How to Invest in ELSS Funds

Investing in ELSS funds is quite straightforward and could be done effortlessly online or offline:

  1. Choose the Right Fund
    Research ELSS funds based on past performance, fund manager expertise, and expense ratio.
  2. Complete the KYC Process
    Submit identity and address proof to update your KYC.
  3. Decide the Investment Mode
    • Lump-Sum Investment: A one-time investment.
    • Systematic Investment Plan (SIP): Periodic investments of smaller amounts.
  4. Select a Platform
    Invest via mutual fund houses, online platforms, or financial advisors.
  5. Track Your Investment
    While ELSS has a lock-in period, periodically tracking fund performance helps evaluate future investment potential.

Tax Benefits of ELSS Mutual Funds

  • Section 80C Deductions: Investments up to ₹1.5 lakh annually qualify for deductions under Section 80C.
  • Capital Gains Taxation: Long-term capital gains (LTCG) above ₹1.25 lakh are taxed at 12.50%. Gains below ₹1.25 lakh are tax-exempt.
  • Dividend Taxation: Dividends from ELSS funds are taxed as per the investor’s applicable tax rate.

Things To Keep In Mind Before Investing In ELSS Mutual Funds

  1. Market Risk

    As ELSS funds invest in equities, they are prone to market volatility. Be sure you have the risk appetite for equity investments.

  2. Lock-In Period

    Your investment will be locked in for three years. Before investing, consider your liquidity requirements in the investment.

  3. Fund Performance

    Research the historical performance of the fund and compare it with your peers before investing.

  4. Expense Ratio

    Check the fund’s expense ratio – as high expenses could reduce the overall returns.

  5. Investment Horizon

    ELSS funds are best for long-term goals. A three-year lock-in is the minimum; consider staying invested longer for better returns.

  6. Portfolio Diversification

    ELSS must be part of a well-diversified portfolio. Avoid allocating all your tax-saving investments to ELSS alone.

Conclusion

ELSS funds offer flexible investment options, tax savings, a potential for high returns, and a relatively short lock-in period. They are an excellent choice for investors looking to combine wealth creation with tax efficiency.

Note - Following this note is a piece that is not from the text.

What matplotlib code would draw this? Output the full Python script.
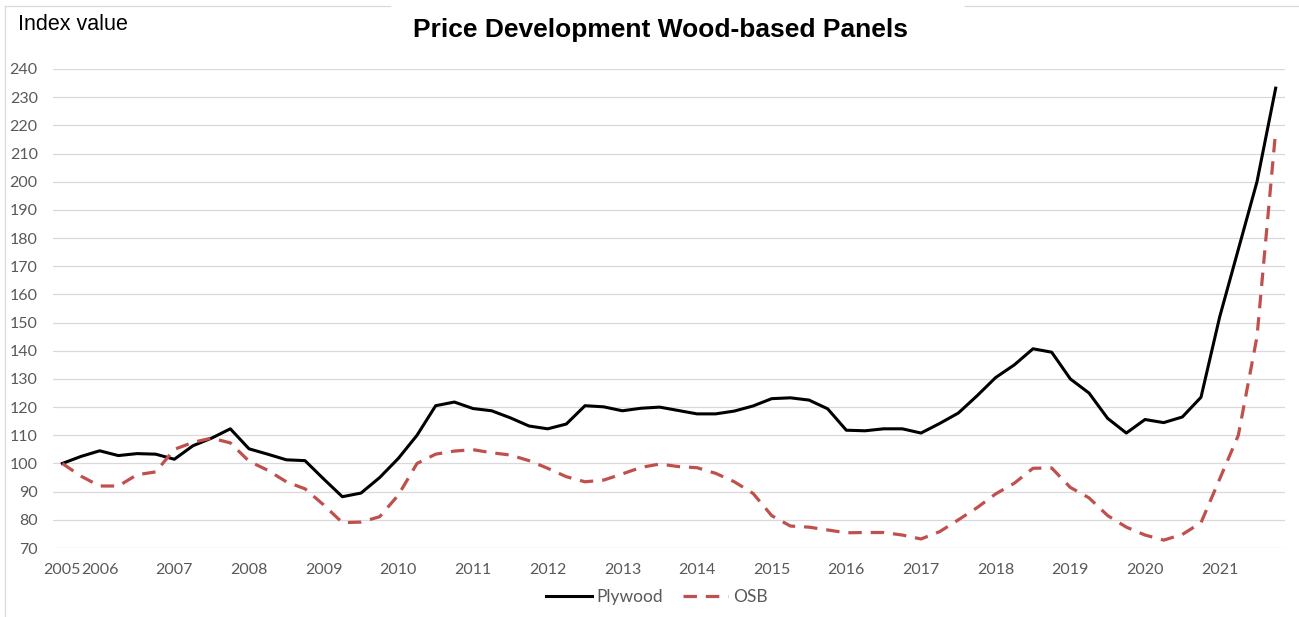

By aligning your financial goals, risk tolerance, and liquidity needs, ELSS funds can play a crucial role in achieving tax-saving and wealth-building objectives.

FAQs

Q1. What Is the Lock-In Period in ELSS Mutual Funds?

The lock-in period for ELSS funds is three years, during which withdrawals are not permitted.

Q2.What is the Maximum Tax Benefit Available Through ELSS?

You can claim a tax deduction of up to ₹1.5 lakh annually under Section 80C.

Q3. Who Should Invest in ELSS?

ELSS funds are well-suited for:
  • Investors seeking tax savings under Section 80C.
  • Individuals with a moderate-to-high-risk appetite.
  • Long-term investors aiming for wealth creation.
  • Q4. Are ELSS Funds Better Than Other Mutual Funds?

    Different mutual funds cater to various investment objectives. ELSS is ideal for tax-saving and long-term growth.

    Q5. Are ELSS funds risk-free?

    No, ELSS funds are subject to market risks due to their equity exposure.